You could say that David Marschz (Steve Coogan) is a failure. An actor who never landed more than the occasional gig for a home shopping network or herpes medicine ad, he's now a drama teacher in Tucson -- where his biggest nemesis is the fourth-grade drama critic who never likes any of his plays. (And why should he? They're stagings of Hollywood blockbusters like Erin Brockovich.) When school budget cuts spell the end of the drama program, Marschz decides to put on one final masterpiece: a sequel to Hamlet (featuring, naturally, a rock-star Jesus). Aiding him in his mission are two theater geeks -- judgmental Epiphany (Phoebe Strole) and closeted Rand (Skylar Astin) -- and their new classmates: Latino kids from what they assume are tougher neighborhoods. Meanwhile, Marschz's stoic brother (David Arquette) has just moved in with Marschz and his wife (Catherine Keener) -- who insists that now's the time to get pregnant.
Is it any good?
Loaded with ideas -- some amusing, some daring -- HAMLET 2 (which premiered at Sundance) is a cheeky comedy that doesn't quite hits its mark. On paper, it feels like it should be a walk in the park -- or, rather, South Park, on which one of Hamlet 2's co-writers worked. But although it pushes the envelope, humor-wise, it feels like a Christopher Guest movie without the spark. The ensemble fails to vibe on each other's wackiness, and their eccentricities feel contrived.

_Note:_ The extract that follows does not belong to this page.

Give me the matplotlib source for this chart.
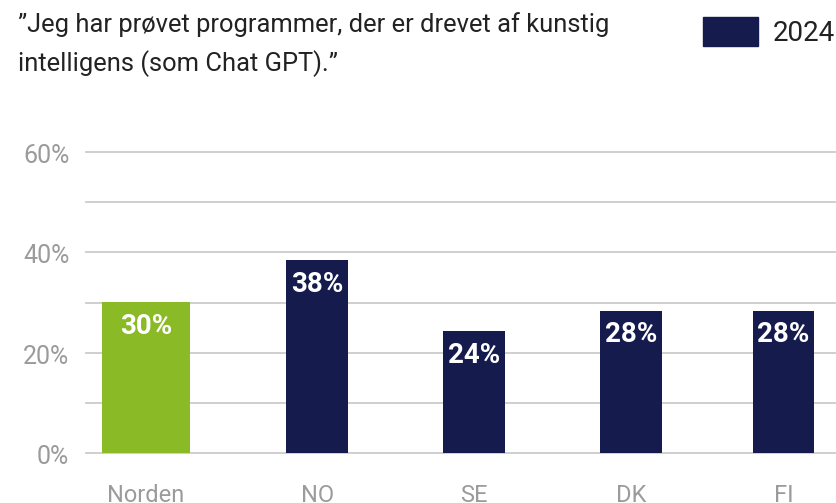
import matplotlib
matplotlib.use("Agg")
import matplotlib.pyplot as plt
import matplotlib.transforms as mtransforms
import numpy as np

# ---- data ----
categories = ["Norden", "NO", "SE", "DK", "FI"]
values = [30.1, 38.4, 24.3, 28.4, 28.4]
value_labels = ["30%", "38%", "24%", "28%", "28%"]
ytick_values = [0, 20, 40, 60]
ytick_labels = ["0%", "20%", "40%", "60%"]
grid_values = [0, 10, 20, 30, 40, 50, 60]
legend_label = "2024"
title_lines = ["\u201dJeg har pr\u00f8vet programmer, der er drevet af kunstig",
               "intelligens (som Chat GPT).\u201d"]

# ---- layout / style ----
xpos = np.array([0, 1.09, 2.09, 3.09, 4.06])
widths = [0.56, 0.39, 0.39, 0.39, 0.39]
GREEN = "#8aba26"
NAVY = "#161b4e"
colors = [GREEN, NAVY, NAVY, NAVY, NAVY]
FONT = "Roboto"
TICK_GRAY = "#9b9b9b"

W, H = 837, 503
fig = plt.figure(figsize=(W / 100, H / 100), dpi=100)
ax = fig.add_axes([86 / W, 1 - 453 / H, (835 - 86) / W, (453 - 152) / H])

for g in grid_values:
    ax.axhline(g, color="#cccccc", linewidth=1.3, zorder=0, clip_on=False)

ax.bar(xpos, values, width=widths, color=colors, zorder=3)
ax.set_xlim(-0.382, 4.389)
ax.set_ylim(0, 60)

ax.set_yticks(ytick_values)
ax.set_yticklabels(ytick_labels, family=FONT, fontweight="normal", fontsize=18, color=TICK_GRAY)
ax.tick_params(axis="y", length=0, pad=12)
shift = mtransforms.ScaledTranslation(0, -4 / 100, fig.dpi_scale_trans)
for t in ax.get_yticklabels():
    t.set_verticalalignment("center")
    t.set_transform(t.get_transform() + shift)

ax.set_xticks(xpos)
ax.set_xticklabels(categories, family=FONT, fontweight="normal", fontsize=17, color=TICK_GRAY)
ax.tick_params(axis="x", length=0, pad=22)

for s in ax.spines.values():
    s.set_visible(False)

for x, v, lab in zip(xpos, values, value_labels):
    ax.annotate(lab, (x, v), xytext=(0, -17.3), textcoords="offset points",
                ha="center", va="center", color="white", fontsize=20,
                fontweight="bold", family=FONT, zorder=4)

# title
fig.text(18 / W, 1 - 12 / H, title_lines[0], ha="left", va="top",
         fontsize=18.4, family=FONT, color="#222222")
fig.text(18 / W, 1 - 50 / H, title_lines[1], ha="left", va="top",
         fontsize=18.4, family=FONT, color="#222222")

# legend
fig.patches.append(plt.Rectangle((703 / W, 1 - 46 / H), 55 / W, 29 / H,
                                 transform=fig.transFigure, color=NAVY))
fig.text(773 / W, 1 - 33 / H, legend_label, ha="left", va="center",
         fontsize=20, family=FONT, color="#222222")

fig.savefig("out.png", dpi=100)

Which isn't to say that the movie doesn't have some entertaining moments. A cameo by Elisabeth Shue is especially satisfying, as is Amy Poehler's role, and the students are more than watchable. But for a film this out-there to really work, everyone has to feel committed to the insanity -- and, apart from Coogan, they just don't seem so. That said, when Marschz's musical finally gets its moment under the lights, it feels bizarrely, hilariously transcendent.
Talk to your kids about ...
Families can talk about the message behind all the over-the-top humor: Why is Marschz compelled to stage one more play, and an original one at that? What's the message of the play? Also, what prejudices does the film make fun of? Does it do an effective job of making its point? What would you say that point is? What genres is the movie satirizing?
- In theaters: August 22, 2008
- On DVD or streaming: December 22, 2008
- Cast: Catherine Keener, David Arquette, Steve Coogan
- Director: Andrew Fleming
- Studio: Focus Features
- Genre: Comedy
- Run time: 92 minutes
- MPAA rating: R
- MPAA explanation: language including sexual references, brief nudity and some drug content.